Records with drawing code:
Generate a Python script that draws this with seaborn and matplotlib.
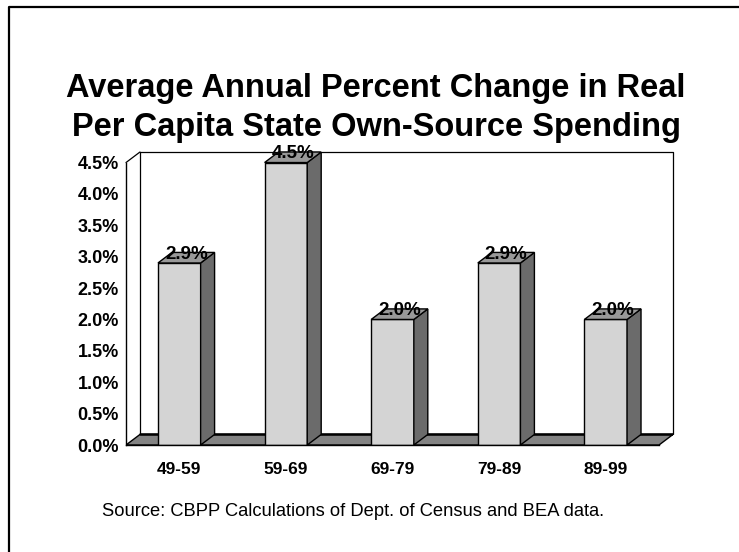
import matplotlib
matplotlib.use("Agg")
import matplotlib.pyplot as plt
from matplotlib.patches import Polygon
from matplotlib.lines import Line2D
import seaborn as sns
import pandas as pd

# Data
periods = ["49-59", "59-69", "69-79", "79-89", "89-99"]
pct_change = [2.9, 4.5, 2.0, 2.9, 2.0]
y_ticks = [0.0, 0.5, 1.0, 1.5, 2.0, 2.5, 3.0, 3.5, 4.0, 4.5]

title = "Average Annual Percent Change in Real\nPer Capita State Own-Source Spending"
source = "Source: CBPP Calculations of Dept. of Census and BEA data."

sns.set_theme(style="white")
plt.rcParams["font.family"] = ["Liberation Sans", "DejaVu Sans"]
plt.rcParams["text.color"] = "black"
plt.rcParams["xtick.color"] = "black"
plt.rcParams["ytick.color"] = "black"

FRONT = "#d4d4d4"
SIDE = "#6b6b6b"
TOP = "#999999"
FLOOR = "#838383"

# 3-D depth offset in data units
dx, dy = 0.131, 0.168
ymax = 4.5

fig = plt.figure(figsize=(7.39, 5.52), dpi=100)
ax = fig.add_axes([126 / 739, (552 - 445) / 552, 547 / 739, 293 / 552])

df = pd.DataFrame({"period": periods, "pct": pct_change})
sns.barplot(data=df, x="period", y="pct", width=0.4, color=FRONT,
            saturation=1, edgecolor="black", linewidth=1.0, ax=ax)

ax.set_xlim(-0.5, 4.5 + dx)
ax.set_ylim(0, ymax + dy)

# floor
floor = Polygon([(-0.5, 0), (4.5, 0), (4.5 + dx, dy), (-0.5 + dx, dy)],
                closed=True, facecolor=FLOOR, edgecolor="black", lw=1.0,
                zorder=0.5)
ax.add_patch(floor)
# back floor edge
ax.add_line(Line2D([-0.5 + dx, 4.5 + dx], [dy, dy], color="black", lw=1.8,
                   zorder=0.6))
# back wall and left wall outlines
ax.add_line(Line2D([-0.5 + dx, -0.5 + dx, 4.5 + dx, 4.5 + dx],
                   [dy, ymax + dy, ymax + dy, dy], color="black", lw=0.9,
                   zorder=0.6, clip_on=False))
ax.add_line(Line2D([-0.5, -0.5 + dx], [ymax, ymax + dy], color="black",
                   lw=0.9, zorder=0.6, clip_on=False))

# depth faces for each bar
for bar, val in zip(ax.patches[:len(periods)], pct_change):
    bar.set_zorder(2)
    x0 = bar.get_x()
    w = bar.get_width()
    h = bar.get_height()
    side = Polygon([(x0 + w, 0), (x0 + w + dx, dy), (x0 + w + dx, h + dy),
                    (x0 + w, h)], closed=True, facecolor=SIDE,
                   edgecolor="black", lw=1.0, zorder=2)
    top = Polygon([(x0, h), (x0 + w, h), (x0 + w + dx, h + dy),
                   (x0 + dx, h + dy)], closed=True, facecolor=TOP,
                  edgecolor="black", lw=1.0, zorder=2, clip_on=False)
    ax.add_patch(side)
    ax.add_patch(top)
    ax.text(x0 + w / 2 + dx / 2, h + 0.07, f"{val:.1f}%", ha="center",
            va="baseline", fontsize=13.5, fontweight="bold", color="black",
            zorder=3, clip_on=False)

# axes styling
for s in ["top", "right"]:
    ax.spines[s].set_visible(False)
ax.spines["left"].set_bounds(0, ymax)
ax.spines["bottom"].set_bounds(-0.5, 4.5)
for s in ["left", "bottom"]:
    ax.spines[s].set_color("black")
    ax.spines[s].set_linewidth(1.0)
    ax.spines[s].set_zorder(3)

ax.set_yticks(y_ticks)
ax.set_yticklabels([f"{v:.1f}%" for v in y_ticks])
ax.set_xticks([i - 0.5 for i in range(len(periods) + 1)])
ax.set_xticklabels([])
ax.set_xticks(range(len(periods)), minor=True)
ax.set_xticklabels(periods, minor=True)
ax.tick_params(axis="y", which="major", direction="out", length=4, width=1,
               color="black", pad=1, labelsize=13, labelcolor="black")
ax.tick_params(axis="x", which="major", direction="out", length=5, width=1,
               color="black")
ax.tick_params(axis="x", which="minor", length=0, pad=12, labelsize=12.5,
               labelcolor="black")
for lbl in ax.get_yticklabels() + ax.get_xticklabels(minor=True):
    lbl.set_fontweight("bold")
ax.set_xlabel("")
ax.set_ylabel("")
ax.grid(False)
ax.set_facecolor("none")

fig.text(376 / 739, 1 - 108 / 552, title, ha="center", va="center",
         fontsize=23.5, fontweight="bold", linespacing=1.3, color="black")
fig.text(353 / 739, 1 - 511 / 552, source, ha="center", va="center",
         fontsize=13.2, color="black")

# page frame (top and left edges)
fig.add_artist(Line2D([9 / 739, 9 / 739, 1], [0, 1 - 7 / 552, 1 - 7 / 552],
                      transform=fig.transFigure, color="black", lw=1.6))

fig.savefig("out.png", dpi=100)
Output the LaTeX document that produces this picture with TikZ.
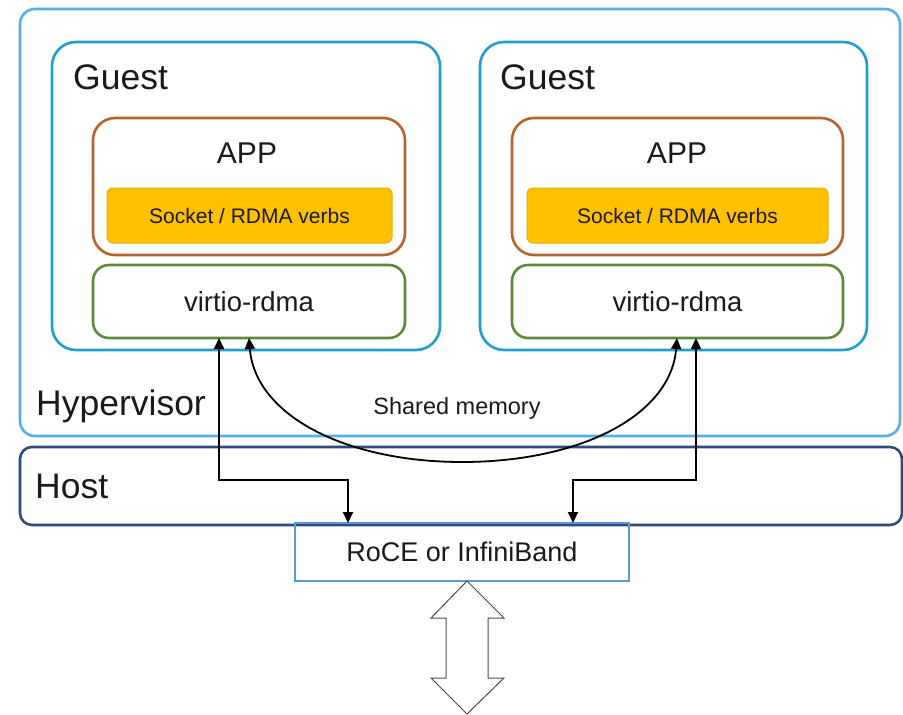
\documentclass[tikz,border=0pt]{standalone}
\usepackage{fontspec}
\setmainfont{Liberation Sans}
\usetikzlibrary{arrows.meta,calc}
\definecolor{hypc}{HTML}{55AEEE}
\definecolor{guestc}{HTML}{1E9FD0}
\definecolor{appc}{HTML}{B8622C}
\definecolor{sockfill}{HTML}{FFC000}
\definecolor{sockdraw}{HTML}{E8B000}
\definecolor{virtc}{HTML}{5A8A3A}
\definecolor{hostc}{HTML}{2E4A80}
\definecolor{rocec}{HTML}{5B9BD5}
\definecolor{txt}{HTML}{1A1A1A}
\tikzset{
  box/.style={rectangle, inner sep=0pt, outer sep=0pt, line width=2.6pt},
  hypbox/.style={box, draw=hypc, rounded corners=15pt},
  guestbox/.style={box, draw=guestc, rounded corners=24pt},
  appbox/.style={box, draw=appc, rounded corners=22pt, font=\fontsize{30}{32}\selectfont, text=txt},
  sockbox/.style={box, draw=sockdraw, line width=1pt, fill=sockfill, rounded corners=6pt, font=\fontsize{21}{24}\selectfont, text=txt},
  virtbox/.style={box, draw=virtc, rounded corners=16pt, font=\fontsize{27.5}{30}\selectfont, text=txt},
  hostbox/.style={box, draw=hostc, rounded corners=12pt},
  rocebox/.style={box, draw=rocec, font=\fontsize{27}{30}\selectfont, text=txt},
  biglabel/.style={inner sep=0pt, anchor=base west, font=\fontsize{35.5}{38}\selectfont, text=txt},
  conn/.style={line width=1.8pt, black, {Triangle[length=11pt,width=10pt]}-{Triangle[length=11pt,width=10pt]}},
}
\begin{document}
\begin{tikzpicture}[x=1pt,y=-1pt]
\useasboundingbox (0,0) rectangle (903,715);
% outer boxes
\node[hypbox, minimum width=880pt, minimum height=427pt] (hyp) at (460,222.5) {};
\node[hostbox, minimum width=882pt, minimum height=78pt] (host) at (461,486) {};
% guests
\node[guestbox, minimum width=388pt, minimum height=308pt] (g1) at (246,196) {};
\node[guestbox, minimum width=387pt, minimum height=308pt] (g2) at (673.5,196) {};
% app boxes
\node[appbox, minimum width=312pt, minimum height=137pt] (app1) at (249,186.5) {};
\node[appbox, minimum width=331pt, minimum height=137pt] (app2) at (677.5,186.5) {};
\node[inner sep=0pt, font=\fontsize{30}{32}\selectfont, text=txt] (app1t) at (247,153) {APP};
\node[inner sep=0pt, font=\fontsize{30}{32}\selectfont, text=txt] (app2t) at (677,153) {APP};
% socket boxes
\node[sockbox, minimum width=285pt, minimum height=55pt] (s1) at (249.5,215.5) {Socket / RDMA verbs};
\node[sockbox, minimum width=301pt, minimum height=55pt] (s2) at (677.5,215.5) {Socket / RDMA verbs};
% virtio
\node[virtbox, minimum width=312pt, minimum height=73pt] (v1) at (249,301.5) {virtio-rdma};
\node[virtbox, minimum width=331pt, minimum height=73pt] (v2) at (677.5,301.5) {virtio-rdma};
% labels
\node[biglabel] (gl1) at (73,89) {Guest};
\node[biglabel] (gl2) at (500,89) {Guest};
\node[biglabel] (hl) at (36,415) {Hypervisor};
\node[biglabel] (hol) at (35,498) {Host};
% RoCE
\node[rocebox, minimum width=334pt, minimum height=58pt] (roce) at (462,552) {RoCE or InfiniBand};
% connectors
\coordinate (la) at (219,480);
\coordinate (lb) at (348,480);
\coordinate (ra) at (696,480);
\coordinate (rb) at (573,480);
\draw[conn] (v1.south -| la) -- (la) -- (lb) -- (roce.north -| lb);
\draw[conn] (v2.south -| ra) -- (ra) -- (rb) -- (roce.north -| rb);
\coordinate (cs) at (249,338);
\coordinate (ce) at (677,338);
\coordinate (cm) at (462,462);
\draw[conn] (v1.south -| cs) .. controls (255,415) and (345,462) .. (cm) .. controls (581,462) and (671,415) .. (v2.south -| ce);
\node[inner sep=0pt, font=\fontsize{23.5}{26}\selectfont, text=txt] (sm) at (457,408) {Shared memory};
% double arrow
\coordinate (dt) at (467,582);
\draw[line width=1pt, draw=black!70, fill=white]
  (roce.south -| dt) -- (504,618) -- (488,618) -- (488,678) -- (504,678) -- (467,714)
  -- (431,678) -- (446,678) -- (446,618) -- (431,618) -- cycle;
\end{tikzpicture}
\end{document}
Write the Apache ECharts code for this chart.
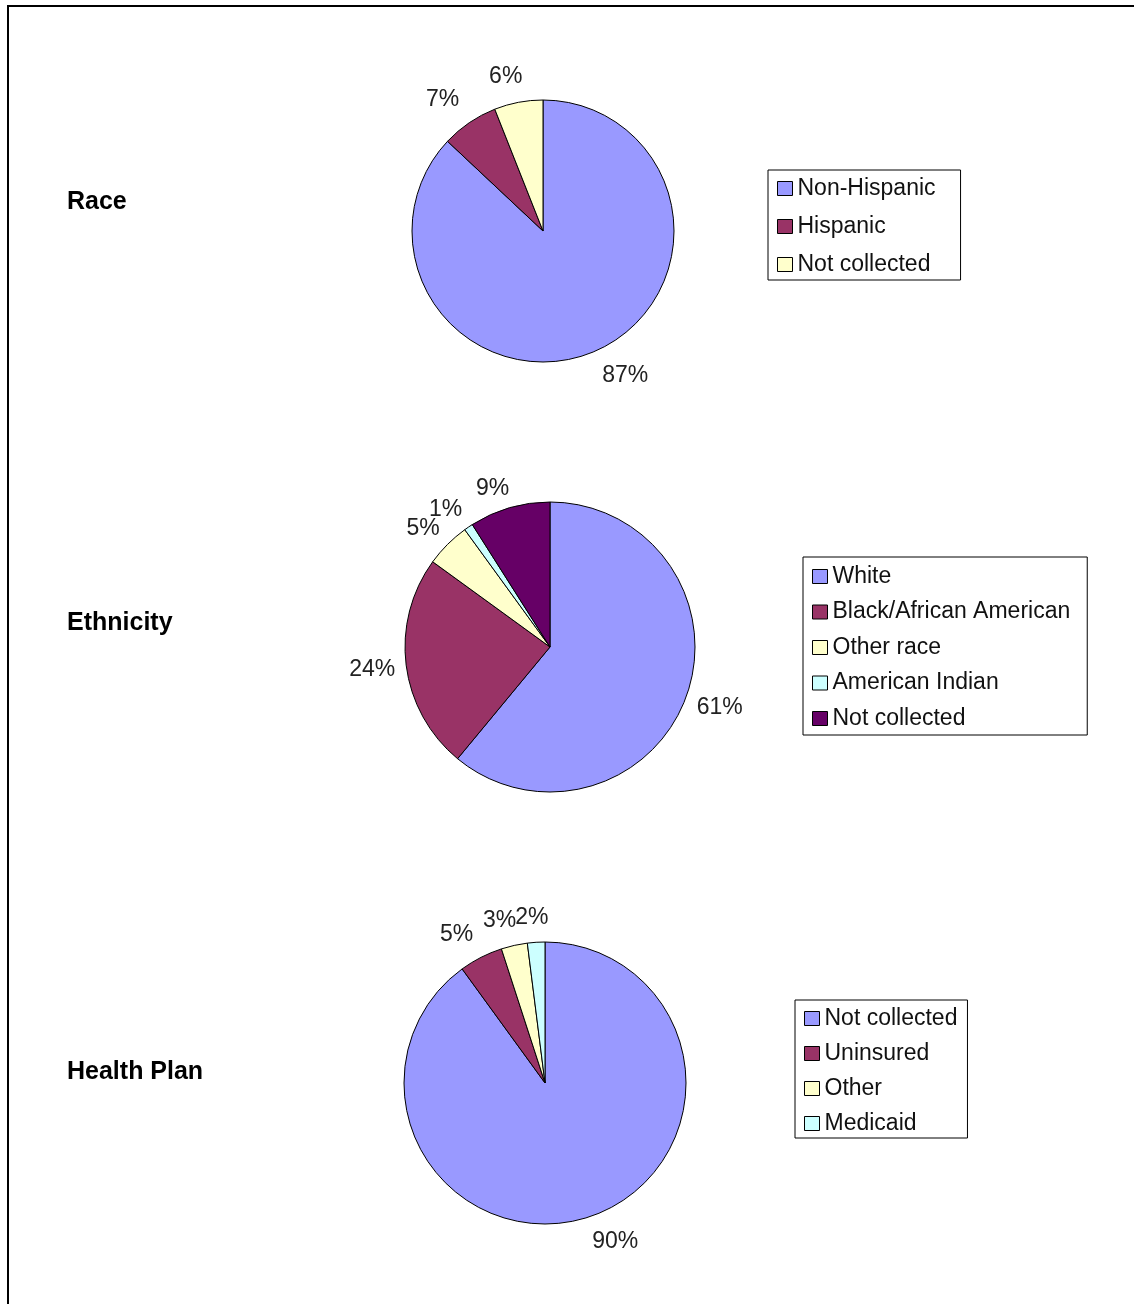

§ **Requirements**:
Leave out the pictures, then repeat the listing above exactly from its first line to the line with "import pandas as pd", inclusive.

§ **Answer for this exercise**:
Generate a Python script that draws this with seaborn and matplotlib.
import matplotlib
matplotlib.use("Agg")
import matplotlib.pyplot as plt
from matplotlib.patches import Polygon
from matplotlib.lines import Line2D
import seaborn as sns
import pandas as pd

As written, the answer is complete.